Die Idee ist grundsätzlich nicht ganz neu: Schon in den 1960er Jahren wurde das weltweit erste Gezeitenkraftwerk realisiert, um die Kraft von Ebbe und Flut für die Stromproduktion zu nutzen. Die Anlage in der Mündung der Rance in den Atlantik verfügt über einen 750 Meter langen Betonwall mit 24 Durchlässen. In diesen befindet sich jeweils eine 10-MW-Turbine. Dieses weltweit erste Gezeitenkraftwerk ist bis heute in Betrieb. Allerdings bringt die Bauweise zwei Nachteile mit sich. Zum einen lohnen sich solche Kraftwerke nur an Stellen mit hohem Tidenhub und engen Durchflüssen. Zum anderen ist der Eingriff in das Ökosystem durch den Bau der Staumauer sehr groß. Inzwischen wird daher weltweit an sogenannten In-Flow-Gezeitenkraftwerke gearbeitet. Dabei handelt es sich um schwimmende Konstruktionen, die im Meer fixiert werden und mithilfe von Turbinen ebenfalls die Kraft von Ebbe und Flut nutzbar machen.

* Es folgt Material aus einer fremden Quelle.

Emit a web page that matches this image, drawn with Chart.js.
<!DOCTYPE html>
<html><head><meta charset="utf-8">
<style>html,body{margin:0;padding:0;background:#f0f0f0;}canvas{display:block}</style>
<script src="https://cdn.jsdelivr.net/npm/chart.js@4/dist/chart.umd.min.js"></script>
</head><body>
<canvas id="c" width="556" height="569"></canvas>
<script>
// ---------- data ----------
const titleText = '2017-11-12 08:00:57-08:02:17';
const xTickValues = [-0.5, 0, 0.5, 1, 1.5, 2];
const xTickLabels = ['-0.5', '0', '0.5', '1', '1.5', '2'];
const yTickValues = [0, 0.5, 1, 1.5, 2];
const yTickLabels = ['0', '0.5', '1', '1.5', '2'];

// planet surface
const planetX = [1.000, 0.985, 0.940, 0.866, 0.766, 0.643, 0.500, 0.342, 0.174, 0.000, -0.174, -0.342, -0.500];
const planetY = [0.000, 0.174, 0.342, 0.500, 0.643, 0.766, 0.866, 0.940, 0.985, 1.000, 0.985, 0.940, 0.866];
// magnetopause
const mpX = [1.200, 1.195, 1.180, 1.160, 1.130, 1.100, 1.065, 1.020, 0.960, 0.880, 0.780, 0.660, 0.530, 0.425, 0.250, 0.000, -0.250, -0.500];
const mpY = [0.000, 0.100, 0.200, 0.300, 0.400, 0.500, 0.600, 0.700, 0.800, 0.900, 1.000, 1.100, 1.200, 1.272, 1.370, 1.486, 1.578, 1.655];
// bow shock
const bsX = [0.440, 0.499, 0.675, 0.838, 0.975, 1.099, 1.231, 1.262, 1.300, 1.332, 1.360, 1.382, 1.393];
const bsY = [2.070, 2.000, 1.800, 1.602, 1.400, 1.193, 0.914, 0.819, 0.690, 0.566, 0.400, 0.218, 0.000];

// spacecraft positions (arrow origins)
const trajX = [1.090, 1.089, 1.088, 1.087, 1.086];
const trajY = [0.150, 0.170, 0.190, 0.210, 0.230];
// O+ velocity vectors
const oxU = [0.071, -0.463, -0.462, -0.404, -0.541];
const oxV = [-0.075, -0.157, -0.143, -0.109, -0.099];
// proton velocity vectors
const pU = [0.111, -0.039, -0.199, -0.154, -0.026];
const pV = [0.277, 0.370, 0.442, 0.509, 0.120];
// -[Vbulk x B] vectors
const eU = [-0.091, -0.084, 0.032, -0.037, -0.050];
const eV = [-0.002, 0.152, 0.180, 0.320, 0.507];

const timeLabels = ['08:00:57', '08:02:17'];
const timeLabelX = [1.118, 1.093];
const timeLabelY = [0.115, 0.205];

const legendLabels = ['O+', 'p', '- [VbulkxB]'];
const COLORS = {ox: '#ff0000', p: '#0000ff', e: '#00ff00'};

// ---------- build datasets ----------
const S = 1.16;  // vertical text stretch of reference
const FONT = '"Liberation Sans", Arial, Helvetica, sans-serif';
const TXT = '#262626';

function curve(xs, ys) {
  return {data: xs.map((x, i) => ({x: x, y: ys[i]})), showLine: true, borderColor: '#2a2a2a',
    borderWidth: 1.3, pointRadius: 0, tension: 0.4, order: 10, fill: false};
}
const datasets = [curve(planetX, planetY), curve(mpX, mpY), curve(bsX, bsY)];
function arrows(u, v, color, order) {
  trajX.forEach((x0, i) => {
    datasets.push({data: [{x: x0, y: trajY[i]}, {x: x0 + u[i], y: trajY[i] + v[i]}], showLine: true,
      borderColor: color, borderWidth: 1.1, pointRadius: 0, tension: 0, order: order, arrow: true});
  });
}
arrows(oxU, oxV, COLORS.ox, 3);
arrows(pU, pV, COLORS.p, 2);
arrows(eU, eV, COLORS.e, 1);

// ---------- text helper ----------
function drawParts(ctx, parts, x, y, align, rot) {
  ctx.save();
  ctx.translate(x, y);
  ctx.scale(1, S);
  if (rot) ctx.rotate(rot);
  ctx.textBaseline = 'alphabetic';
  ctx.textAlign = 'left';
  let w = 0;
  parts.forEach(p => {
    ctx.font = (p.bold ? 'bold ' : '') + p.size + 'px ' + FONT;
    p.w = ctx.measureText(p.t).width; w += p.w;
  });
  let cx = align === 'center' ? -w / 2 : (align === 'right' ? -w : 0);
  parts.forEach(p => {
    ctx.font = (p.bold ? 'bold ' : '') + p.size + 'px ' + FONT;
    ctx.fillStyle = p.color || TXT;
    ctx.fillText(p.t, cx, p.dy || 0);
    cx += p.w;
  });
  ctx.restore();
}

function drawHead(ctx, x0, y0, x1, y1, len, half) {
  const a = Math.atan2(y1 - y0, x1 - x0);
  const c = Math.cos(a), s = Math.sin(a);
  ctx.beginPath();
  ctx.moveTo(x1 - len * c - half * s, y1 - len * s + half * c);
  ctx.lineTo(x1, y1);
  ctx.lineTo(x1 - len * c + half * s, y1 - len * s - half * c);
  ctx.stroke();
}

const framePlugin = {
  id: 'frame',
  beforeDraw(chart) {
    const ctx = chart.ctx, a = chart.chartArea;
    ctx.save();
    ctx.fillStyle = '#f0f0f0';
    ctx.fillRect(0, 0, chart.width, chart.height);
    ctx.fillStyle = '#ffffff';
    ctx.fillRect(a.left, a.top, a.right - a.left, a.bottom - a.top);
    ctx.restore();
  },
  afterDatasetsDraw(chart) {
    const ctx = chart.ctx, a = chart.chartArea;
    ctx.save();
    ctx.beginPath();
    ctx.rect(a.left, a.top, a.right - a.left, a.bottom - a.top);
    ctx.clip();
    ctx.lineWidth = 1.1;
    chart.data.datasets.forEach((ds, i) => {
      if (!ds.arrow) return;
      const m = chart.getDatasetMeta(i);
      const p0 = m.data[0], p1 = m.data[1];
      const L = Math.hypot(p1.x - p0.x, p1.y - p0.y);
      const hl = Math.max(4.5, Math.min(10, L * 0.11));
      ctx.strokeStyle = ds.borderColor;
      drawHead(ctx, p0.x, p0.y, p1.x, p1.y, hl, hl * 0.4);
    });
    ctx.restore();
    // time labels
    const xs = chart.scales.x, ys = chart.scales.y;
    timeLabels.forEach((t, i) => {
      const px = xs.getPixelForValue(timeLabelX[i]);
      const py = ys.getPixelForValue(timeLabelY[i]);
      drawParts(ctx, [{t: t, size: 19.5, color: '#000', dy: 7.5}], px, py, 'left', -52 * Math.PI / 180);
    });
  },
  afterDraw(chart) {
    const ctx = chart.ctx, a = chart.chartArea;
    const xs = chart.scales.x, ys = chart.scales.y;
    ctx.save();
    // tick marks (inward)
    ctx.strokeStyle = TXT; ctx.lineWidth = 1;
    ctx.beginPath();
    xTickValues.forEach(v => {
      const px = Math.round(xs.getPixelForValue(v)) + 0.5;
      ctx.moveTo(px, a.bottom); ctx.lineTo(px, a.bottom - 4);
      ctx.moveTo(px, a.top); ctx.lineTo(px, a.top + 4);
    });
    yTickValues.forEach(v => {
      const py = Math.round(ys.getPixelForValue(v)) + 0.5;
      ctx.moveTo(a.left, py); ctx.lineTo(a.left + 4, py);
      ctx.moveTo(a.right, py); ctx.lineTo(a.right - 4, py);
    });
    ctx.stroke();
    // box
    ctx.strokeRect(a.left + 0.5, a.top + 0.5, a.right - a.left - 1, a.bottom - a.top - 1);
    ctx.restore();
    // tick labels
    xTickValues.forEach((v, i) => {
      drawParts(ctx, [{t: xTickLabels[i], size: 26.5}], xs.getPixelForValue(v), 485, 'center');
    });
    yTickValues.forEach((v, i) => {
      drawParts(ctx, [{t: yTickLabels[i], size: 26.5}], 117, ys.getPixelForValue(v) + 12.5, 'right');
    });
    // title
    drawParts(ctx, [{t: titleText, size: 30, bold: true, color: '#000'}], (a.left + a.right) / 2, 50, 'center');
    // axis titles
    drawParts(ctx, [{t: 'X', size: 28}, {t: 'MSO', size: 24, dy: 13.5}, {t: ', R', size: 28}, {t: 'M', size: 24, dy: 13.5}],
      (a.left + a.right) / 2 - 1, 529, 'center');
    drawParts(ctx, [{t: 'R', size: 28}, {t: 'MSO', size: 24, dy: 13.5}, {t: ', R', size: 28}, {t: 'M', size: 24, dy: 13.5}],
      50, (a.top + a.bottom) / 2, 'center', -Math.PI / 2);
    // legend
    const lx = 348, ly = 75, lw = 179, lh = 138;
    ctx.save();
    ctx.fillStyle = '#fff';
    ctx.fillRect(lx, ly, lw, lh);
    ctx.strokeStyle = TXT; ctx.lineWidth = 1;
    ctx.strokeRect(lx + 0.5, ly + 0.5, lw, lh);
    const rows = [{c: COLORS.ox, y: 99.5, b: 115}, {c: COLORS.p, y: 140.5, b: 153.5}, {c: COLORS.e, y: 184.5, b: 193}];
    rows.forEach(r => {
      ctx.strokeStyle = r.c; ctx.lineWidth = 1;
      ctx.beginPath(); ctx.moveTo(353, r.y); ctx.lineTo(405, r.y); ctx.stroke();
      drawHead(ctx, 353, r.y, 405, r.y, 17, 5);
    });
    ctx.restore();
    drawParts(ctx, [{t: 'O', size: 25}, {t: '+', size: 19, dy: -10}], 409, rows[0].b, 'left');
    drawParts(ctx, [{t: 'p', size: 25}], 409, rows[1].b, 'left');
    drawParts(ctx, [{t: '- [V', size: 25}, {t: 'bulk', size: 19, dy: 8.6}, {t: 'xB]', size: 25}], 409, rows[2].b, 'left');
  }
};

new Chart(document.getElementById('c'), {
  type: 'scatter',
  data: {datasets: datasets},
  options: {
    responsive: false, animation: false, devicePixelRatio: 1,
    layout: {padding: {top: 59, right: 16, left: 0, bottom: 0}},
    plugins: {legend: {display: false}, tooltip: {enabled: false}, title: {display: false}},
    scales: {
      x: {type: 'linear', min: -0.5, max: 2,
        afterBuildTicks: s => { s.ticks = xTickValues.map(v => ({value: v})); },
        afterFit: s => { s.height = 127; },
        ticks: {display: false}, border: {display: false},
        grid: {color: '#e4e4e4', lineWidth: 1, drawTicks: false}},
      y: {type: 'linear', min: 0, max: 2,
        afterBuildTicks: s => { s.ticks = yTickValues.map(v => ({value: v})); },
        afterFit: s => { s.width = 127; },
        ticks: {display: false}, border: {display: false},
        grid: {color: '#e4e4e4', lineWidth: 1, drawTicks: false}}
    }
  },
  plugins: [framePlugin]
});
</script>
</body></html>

Bild: Orbital Marine Power

Neue Kraftwerkstypen könnten Industrie-Arbeitsplätze schaffen

Die bisher größte Anlage dieser Art wurde nun in Schottland fertiggestellt. Verantwortlich dafür ist das britische Cleantech-Unternehmen Orbital Marine Power. Das Kraftwerk selbst wiederum trägt den Namen Orbital 02 – was auf die Existenz eines Vorgängermodells verweist. Gebaut wurde das rund 680 Tonnen schwere schwimmende Kraftwerk in der schottischen Hafenstadt Dundee. Diese lebte einst unter anderem vom Schiffsbau. Vor rund vierzig Jahren verschwanden die Werften dann aber aus der Stadt. Das nun ins Wasser gelassene Gezeitenkraftwerk gilt damit als erster Stapellauf eines Schiffs in Dundee seit mehreren Jahrzehnten. Hinter dieser etwas nostalgisch anmutenden Geschichte verbirgt sich die Hoffnung, dass mit neuen Formen der sauberen Energiegewinnung auch wieder Industrie nach Schottland und in den Norden Englands zurückkommt. Das jetzt fertiggestellte Gezeitenkraftwerk jedenfalls half schon einmal rund 80 Arbeitsplätze in Schottland, Wales und England zu sichern.

Die Rotoren richten sich automatisch nach Ebbe und Flut

Bevor die Konstruktion aber tatsächlich Strom produzieren wird, muss sie zunächst noch in die Nähe der rund dreihundert Kilometer entfernten Orkney-Inseln geschleppt werden. Dort befindet sich ein mit staatlichen Geldern gefördertes Testgebiet für Erneuerbare Energien. Unter anderem sollen hier neue Ansätze erprobt werden, um die Kraft des Meeres sinnvoll zu nutzen. Dort sollen dann die rund zwanzig Meter langen Rotorblätter der Turbinen durch die Kraft der Gezeiten angetrieben werden. Der Trick dabei: Die Rotoren lassen sich um 180 Grad drehen. Auf diese Weise kann die Kraft von Ebbe und Flut genutzt werden, ohne dass jedes Mal die gesamte Konstruktion bewegt werden muss. So soll das Gezeitenkraftwerk in der Lage sein, ausreichend sauberen Strom für rund zweitausend Haushalte zu gewinnen. Dies entspräche einer jährlichen CO2-Einsparung in Höhe von 2.200 Tonnen. Über ein dynamisches Kabel wird der Strom dann zunächst zum Meeresboden geleitet. Von dort aus gelangt er dann über ein fest installiertes Kabel an Land und kann in das öffentliche Stromnetz eingespeist werden.